◆ TASK DETAILS: Without the pictures, extract every line from the start of the material to the line containing "6770000, 6080000, 6420000]", both ends included.

◆ PROVIDED RECORDS:
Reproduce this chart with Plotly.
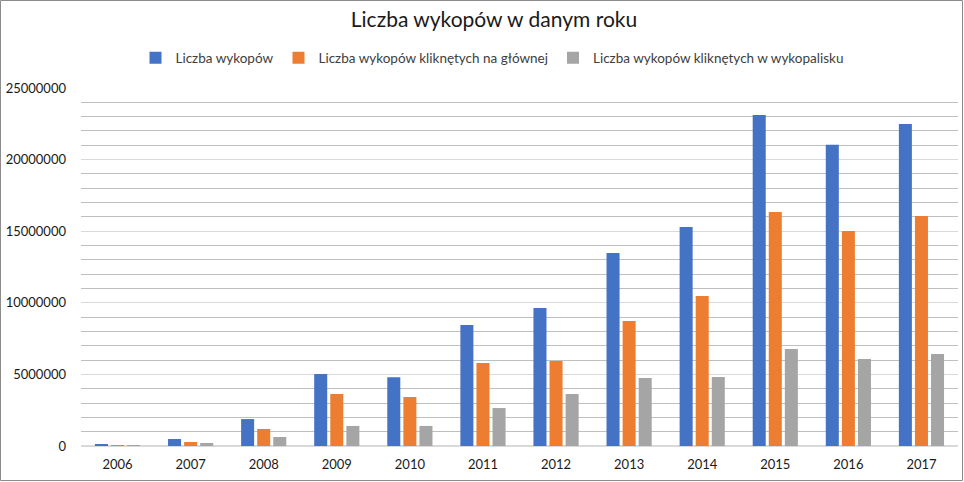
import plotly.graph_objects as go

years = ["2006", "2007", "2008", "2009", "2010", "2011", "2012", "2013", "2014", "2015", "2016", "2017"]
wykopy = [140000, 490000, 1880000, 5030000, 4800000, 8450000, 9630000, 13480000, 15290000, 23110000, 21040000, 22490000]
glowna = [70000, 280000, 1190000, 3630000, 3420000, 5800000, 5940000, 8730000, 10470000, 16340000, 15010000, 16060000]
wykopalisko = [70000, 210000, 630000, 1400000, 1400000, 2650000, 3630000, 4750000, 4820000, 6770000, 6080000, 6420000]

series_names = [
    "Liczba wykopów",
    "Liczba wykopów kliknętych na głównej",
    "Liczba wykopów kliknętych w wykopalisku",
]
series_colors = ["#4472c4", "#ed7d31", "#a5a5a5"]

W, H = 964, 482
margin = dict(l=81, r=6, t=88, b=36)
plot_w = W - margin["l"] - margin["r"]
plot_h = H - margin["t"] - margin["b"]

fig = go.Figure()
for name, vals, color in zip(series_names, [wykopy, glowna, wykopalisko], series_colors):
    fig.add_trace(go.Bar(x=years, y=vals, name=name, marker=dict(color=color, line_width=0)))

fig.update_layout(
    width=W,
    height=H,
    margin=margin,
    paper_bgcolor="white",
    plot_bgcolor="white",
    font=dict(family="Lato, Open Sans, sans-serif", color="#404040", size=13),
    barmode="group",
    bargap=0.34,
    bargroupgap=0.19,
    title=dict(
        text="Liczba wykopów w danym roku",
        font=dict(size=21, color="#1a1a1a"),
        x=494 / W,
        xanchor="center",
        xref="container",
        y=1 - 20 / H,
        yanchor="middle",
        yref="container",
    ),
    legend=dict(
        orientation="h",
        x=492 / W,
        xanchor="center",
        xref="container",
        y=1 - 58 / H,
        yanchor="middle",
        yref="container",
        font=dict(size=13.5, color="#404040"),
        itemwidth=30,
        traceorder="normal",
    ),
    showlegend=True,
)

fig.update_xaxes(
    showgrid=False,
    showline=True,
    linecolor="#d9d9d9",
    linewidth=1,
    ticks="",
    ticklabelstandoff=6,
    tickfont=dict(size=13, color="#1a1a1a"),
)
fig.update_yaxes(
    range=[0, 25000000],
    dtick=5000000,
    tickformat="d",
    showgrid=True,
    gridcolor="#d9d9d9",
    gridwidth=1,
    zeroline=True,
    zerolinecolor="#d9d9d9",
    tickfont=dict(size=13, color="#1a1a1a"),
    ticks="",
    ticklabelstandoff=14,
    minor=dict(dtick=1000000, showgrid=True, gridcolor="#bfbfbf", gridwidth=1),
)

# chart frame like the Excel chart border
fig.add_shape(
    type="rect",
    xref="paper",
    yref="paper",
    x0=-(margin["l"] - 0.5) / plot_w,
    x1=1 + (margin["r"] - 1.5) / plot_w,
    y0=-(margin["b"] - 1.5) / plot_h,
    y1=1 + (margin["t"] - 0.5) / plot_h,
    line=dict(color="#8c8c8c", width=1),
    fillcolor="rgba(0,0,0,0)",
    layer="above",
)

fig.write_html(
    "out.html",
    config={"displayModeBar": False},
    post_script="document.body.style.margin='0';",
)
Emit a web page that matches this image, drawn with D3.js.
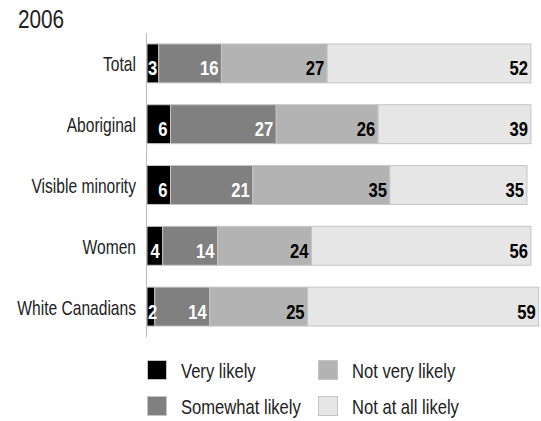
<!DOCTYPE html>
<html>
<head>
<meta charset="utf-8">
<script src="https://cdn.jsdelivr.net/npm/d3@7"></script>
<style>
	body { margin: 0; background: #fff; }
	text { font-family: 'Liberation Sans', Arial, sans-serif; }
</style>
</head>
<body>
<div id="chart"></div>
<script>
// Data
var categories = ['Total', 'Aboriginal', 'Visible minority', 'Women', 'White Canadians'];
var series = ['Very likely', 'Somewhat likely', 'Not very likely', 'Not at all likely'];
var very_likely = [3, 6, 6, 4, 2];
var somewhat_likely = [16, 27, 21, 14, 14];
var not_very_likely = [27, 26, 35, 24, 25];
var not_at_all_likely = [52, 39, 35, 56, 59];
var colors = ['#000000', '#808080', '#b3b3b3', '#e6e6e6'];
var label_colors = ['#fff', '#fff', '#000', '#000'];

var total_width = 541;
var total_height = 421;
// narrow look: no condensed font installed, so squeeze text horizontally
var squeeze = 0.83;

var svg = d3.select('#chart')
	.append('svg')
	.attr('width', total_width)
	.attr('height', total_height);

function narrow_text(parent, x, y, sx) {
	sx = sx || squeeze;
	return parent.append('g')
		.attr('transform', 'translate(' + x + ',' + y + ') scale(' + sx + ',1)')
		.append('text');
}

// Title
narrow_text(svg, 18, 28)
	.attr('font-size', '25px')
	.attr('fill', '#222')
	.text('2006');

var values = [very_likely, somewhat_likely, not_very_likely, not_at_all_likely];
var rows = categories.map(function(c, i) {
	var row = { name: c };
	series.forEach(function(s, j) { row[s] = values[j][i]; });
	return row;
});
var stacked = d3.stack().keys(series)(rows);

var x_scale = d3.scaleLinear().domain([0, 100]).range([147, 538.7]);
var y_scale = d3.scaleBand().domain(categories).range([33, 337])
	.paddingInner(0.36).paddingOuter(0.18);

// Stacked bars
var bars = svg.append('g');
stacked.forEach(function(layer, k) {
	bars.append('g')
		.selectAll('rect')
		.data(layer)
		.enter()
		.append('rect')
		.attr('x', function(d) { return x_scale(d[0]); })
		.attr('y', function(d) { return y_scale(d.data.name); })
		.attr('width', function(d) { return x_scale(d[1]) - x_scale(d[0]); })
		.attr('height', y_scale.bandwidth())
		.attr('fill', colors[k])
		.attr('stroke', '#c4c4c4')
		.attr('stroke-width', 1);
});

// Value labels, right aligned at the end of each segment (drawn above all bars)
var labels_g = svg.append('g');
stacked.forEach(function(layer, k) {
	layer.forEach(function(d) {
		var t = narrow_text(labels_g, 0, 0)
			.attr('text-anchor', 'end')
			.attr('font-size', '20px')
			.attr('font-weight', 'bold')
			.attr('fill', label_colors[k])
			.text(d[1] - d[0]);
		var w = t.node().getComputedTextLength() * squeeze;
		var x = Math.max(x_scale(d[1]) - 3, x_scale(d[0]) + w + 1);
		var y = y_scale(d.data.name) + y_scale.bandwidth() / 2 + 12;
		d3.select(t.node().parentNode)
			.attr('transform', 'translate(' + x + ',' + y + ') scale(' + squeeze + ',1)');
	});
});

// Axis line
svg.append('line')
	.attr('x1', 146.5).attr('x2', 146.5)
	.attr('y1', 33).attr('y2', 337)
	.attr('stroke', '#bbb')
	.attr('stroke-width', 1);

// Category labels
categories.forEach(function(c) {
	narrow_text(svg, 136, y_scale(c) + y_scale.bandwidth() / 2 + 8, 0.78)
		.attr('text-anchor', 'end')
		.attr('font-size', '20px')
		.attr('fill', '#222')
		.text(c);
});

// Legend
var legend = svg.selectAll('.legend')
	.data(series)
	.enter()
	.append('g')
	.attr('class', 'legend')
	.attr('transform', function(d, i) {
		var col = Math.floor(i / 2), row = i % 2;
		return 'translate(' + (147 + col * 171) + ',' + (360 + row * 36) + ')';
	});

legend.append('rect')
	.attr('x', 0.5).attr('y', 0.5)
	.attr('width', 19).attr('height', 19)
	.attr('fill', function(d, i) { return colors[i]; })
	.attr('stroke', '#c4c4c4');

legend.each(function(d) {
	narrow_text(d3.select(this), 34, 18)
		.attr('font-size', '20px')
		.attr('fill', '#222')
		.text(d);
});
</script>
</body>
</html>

◆ FULL ANSWER:
Reproduce this chart with Plotly.
import plotly.graph_objects as go

years = ["2006", "2007", "2008", "2009", "2010", "2011", "2012", "2013", "2014", "2015", "2016", "2017"]
wykopy = [140000, 490000, 1880000, 5030000, 4800000, 8450000, 9630000, 13480000, 15290000, 23110000, 21040000, 22490000]
glowna = [70000, 280000, 1190000, 3630000, 3420000, 5800000, 5940000, 8730000, 10470000, 16340000, 15010000, 16060000]
wykopalisko = [70000, 210000, 630000, 1400000, 1400000, 2650000, 3630000, 4750000, 4820000, 6770000, 6080000, 6420000]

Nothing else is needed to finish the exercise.